Fund-raiser for indigenous communities

Social Justice Committee member and teacher Louise Sartor sets up decorations for the Valentine’s Day event at St Brigid’s school. SLYVIA LIBER

Social Justice Committee member and teacher Louise Sartor sets up decorations for the Valentine’s Day event at St Brigid’s school. SLYVIA LIBER

While Tony Abbott ramped up his rhetoric about helping indigenous Australians this week, Sister Anna Warlow was working in rural indigenous communities, preferring action to words.

Last night, St Brigid’s Catholic Primary School, Gwynneville, held a fund-raiser at the Fraternity Club to support Sister Warlow’s work educating indigenous and other disadvantaged students in Western Australia.
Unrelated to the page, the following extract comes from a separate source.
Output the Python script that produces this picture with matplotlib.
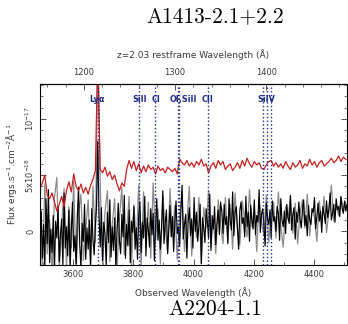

Part of the Good Samaritan order, the former Wollongong nun runs a boarding school in Geraldton and relies on donations and her small stipend to support students who want to attend school.

‘‘We offer dance classes three times a week, which has significantly decreased truancy rates,’’ she said.

‘‘I remember a 10-year-old Aboriginal girl who never came to school because she had to look after her younger siblings; their mother had cancer.

‘‘Once she knew about the dance classes, she turned up to school in her pyjamas and said she really wanted to come to school – now three of the children from that family attend school.’’

Although Sister Warlow hopes the government will act on its rhetoric, she said not enough was being done on the ground.

St Brigid’s principal Jennie Werako said the nun puts everyone before herself and was the epitome of humility.

Sister Warlow’s brother, singer Anthony Warlow, has also pledged a scholarship to sponsor a student.